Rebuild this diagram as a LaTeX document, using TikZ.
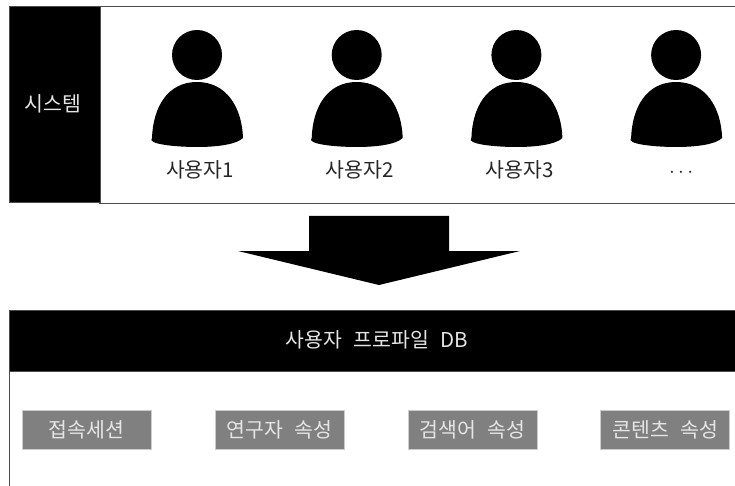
\documentclass[tikz,border=0pt]{standalone}
\usepackage{fontspec}
\setmainfont[WordSpace=2.5]{Noto Sans CJK KR}
\usetikzlibrary{chains,positioning}

\begin{document}
\begin{tikzpicture}[x=1pt,y=-1pt]
\tikzstyle{every node}=[font=\fontsize{20.5}{24}\selectfont]
\edef\sizehead{50pt}
\tikzstyle{userhead}=[circle,fill=black,inner sep=0pt,minimum size=\sizehead]
\tikzstyle{userlabel}=[text=black!85,inner sep=0pt,below=80pt of #1]
\tikzstyle{attrbox}=[fill=black!50,draw=black!20,line width=.6pt,text=white!90!black,inner sep=0pt,minimum width=129pt,minimum height=39pt]
\tikzstyle{darkbar}=[fill=black,draw=black!70,line width=.8pt,text=white!90!black,inner sep=0pt]
\newcommand{\userbodyat}[1]{%
 \fill [black] (#1) ++(-45,83) .. controls +(1,-30) and +(-30,0) .. ++(45,-56)
  .. controls +(30,0) and +(-1,-30) .. ++(46,56)
  .. controls +(-6,6) and +(22,0) .. ++(-46,9)
  .. controls +(-22,0) and +(-6,6) .. cycle;}
\useasboundingbox (0,0) rectangle (735,486);
% top panel
\draw [black!70,line width=.8pt] (99,6) -- (735,6) (99,203) -- (735,203);
\node [darkbar,minimum width=90.5pt,minimum height=196pt,anchor=north west] (system) at (9,6) {};
\node [text=white!90!black,inner sep=0pt] (systemlabel) at (53,104) {시스템};
\begin{scope}[start chain=1 going right,node distance=109.3pt]
 \node [on chain=1,userhead] (head1) at (197,55) {};
 \node [on chain=1,userhead] (head2) {};
 \node [on chain=1,userhead] (head3) {};
 \node [on chain=1,userhead] (head4) {};
\end{scope}
\userbodyat{head1.center}
\userbodyat{head2.center}
\userbodyat{head3.center}
\userbodyat{head4.center}
\node [userlabel=head1,xshift=3pt] (user1) {사용자1};
\node [userlabel=head2,xshift=3pt] (user2) {사용자2};
\node [userlabel=head3,xshift=3pt] (user3) {사용자3};
\node [userlabel=head4,xshift=5pt,yshift=-8pt] (user4) {$\cdots$};
% big arrow
\fill [black] (309,216) -- (449,216) -- (449,251) -- (520,251) -- (379,285)
 -- (238,251) -- (309,251) -- cycle;
% bottom panel
\node [darkbar,minimum width=727pt,minimum height=61pt,anchor=north west] (profile) at (9,310) {};
\node [text=white!90!black,inner sep=0pt] (profilelabel) at (377,340) {사용자 프로파일 DB};
\draw [black!70,line width=.8pt] (profile.south west) -- ++(0,115);
\begin{scope}[start chain=2 going right,node distance=63.3pt]
 \node [on chain=2,attrbox,anchor=west] (session) at (21.7,429.5) {접속세션};
 \node [on chain=2,attrbox] (researcher) {연구자 속성};
 \node [on chain=2,attrbox] (keyword) {검색어 속성};
 \node [on chain=2,attrbox] (contents) {콘텐츠 속성};
\end{scope}
\end{tikzpicture}
\end{document}
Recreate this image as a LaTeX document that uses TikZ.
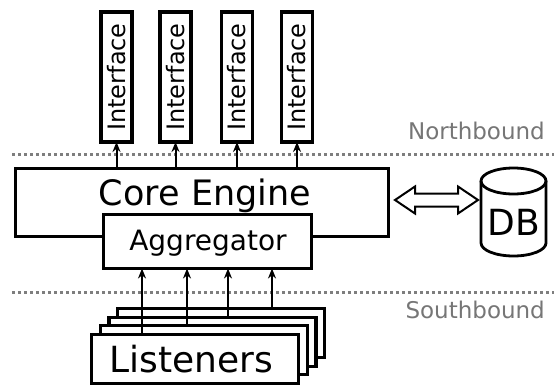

━━━━━━━━━━

YOUR TASK:
Copy each line of the data that contains the word "LaTeX".

RESPONSE FOR THIS EXERCISE:
Rebuild this diagram as a LaTeX document, using TikZ.
Recreate this image as a LaTeX document that uses TikZ.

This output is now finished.